Judge Seamus Hughes made the call yesterday (November 10 ) in Mullingar when he was told how Margaret McDonagh of 136 North Circular Road, Dublin 8 had been jailed at another court for 10 months for the theft of groceries. He then referred to a case he’d heard the day before in Athlone.
Thomas Dodd (57 ), who lives in a hostel on Foster Steet, Galway, and who was banned from driving in 2008 for 40 years, pleaded guilty to drink driving; however the judge voiced frustration that the maximum sentence he could impose was only six months.
“We’ve got to a state in this country when you can put a man off the roads for 40 years and people on all the radio programmes will compliment the judge, but if I just send him to prison for six months, what do you think will happen?” he asked.
“He’ll probably pass you out on the way home,” commented defence solicitor, Mr Paul Connellan, referring to the present prison policy of offering temporary release (TR ) to non-violent offenders to relieve the pressures on the overcrowded system.
When Judge Hughes heard that Dodd had 24 previous convictions for drink driving, and 27 for having no insurance, he noted, with a tone of incredulity: “Twenty four? I’ll definitely be on Pat Kenny for this one”.
Describing Dodd as an “absolute recidivist”, he went on to criticise the temporary release system, offered at a governor’s discretion.
“Governors of prisons in Ireland regard road traffic offences as not being meritorious enough to serve a prison sentence.

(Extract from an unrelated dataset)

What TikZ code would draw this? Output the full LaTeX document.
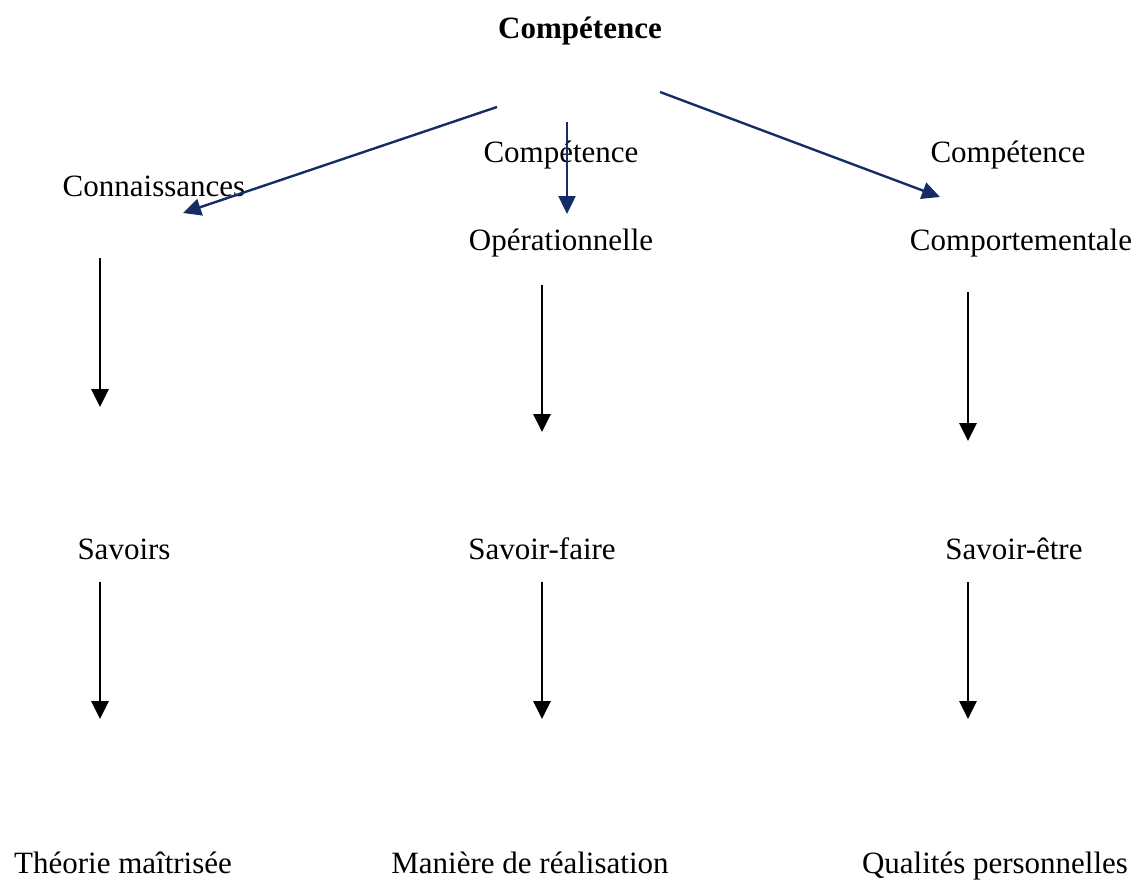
\documentclass[tikz,border=0pt]{standalone}
\usepackage{fontspec}
\setmainfont{Liberation Serif}
\usepackage{tikz}
\usetikzlibrary{arrows.meta}
\definecolor{bleufonce}{RGB}{20,45,100}

\begin{document}
\begin{tikzpicture}[x=1pt,y=-1pt,
    mot/.style={font=\fontsize{31}{36}\selectfont, inner sep=0pt, anchor=base},
    fleche/.style={line width=2.8pt, -{Triangle[width=17pt,length=18pt]}},
    flechebleue/.style={fleche, color=bleufonce, line width=2.4pt}]
    \useasboundingbox (0,0) rectangle (1136,886);
    % textes
    \node [mot, font=\bfseries\fontsize{31}{36}\selectfont] (titre) at (580,38) {Compétence};
    \node [mot] (connaissances) at (154,196) {Connaissances};
    \node [mot] (compOp) at (561,162) {Compétence};
    \node [mot] (operationnelle) at (561,250) {Opérationnelle};
    \node [mot] (compComp) at (1008,162) {Compétence};
    \node [mot] (comportementale) at (1021,250) {Comportementale};
    \node [mot] (savoirs) at (124,559) {Savoirs};
    \node [mot] (savoirfaire) at (542,559) {Savoir-faire};
    \node [mot] (savoiretre) at (1014,559) {Savoir-être};
    \node [mot] (theorie) at (123,873) {Théorie maîtrisée};
    \node [mot] (maniere) at (530,873) {Manière de réalisation};
    \node [mot] (qualites) at (995,873) {Qualités personnelles};
    % bouts des fleches
    \coordinate (hautG) at (497,107);  \coordinate (basG) at (183,213);
    \coordinate (hautM) at (567,122);  \coordinate (basM) at (567,214);
    \coordinate (hautD) at (660,92);   \coordinate (basD) at (940,197);
    \coordinate (s1) at (100,258);  \coordinate (e1) at (100,407);
    \coordinate (s2) at (542,285);  \coordinate (e2) at (542,432);
    \coordinate (s3) at (968,292);  \coordinate (e3) at (968,441);
    \coordinate (t1) at (100,582);  \coordinate (f1) at (100,719);
    \coordinate (t2) at (542,582);  \coordinate (f2) at (542,719);
    \coordinate (t3) at (968,582);  \coordinate (f3) at (968,719);
    % fleches
    \draw [flechebleue] (hautG) -- (basG);
    \draw [flechebleue] (hautM) -- (basM);
    \draw [flechebleue] (hautD) -- (basD);
    \foreach \i in {1,2,3} {
        \draw [fleche] (s\i) -- (e\i);
        \draw [fleche] (t\i) -- (f\i);
    }
\end{tikzpicture}
\end{document}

That’s the reality of it,” he declared.
“It’s a waste of my time sending him to prison until the Legislature... and I’m aware I can’t criticise the Legislature...but I have no effective penalty...If I had the option I would send him to prison for two years,” he sighed, before fining Dodd €1,000 and post-dating the 40-year ban to begin again this week.

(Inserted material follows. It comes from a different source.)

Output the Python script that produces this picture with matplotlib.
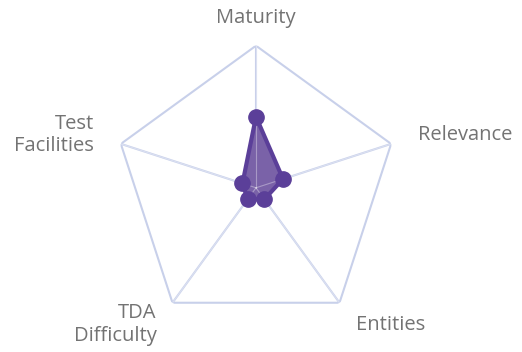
import numpy as np
import matplotlib
matplotlib.use("Agg")
import matplotlib.pyplot as plt

# radar data (scale 0..10)
categories = ["Maturity", "Relevance", "Entities", "TDA\nDifficulty", "Test\nFacilities"]
values = [5, 2, 1, 1, 1]
max_value = 10

plt.rcParams['font.family'] = ['Open Sans', 'DejaVu Sans']

fig = plt.figure(figsize=(5.22, 3.52), dpi=100)
ax = fig.add_axes([0.2182, 0.0628, 0.5444, 0.8074], projection="polar")
ax.set_theta_offset(np.pi / 2)
ax.set_theta_direction(-1)
ax.set_ylim(0, max_value)
ax.grid(False)
ax.spines["polar"].set_visible(False)
ax.set_xticks([])
ax.set_yticks([])
ax.patch.set_alpha(0)

n = len(categories)
angles = np.linspace(0, 2 * np.pi, n, endpoint=False)
grid_col = "#c8d0ea"

# outer pentagon + spokes
ring = np.append(angles, angles[0])
ax.plot(ring, [max_value] * (n + 1), color=grid_col, lw=1.5, zorder=1)
for a in angles:
    ax.plot([a, a], [0, max_value], color=grid_col, lw=1.5, zorder=1)

# series
vals = values + values[:1]
ax.fill(ring, vals, color="#7a62a8", alpha=1.0, zorder=2)
for a in angles:
    ax.plot([a, a], [0, max_value], color="white", lw=0.8, alpha=0.35, zorder=3)
ax.plot(ring, vals, color="#5b3f99", lw=3, zorder=4, solid_joinstyle="round")
ax.plot(angles, values, "o", color="#5b3f99", ms=11, zorder=5)

# labels
label_r = [11.95, 12.0, 11.95, 11.9, 12.0]
aligns = ["center", "left", "left", "right", "right"]
for a, lab, r, ha in zip(angles, categories, label_r, aligns):
    ax.text(a, r, lab, ha=ha, va="center", fontsize=14.5, color="#737373",
            linespacing=1.15, multialignment="right" if ha == "right" else "left")

plt.savefig("out.png", dpi=100)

The following day in Mullingar this problem again arose, and Judge Hughes maintained his opposition to the situation in which he found his professional hands tied.
“The range of punishments is totally skewed,” he said, and pointed out that he hadn’t extended Mr Dodd’s disqualification or jailed him, because “we just don’t have the facilities”.
While a person can be jailed for 12 months "for stealing a bar of chocolate", or for stealing groceries out of necessity, he said legislation prevented him from jailing Dodd, for more than six months for drink driving.
Yesterday in Mullingar he drew the attention of a group of schoolchildren visiting the court to the case of Lindsay Lohan who was released from prison after serving just four hours of a two-week sentence handed down in a US court, saying “As bad as things are here, they are worse in California”.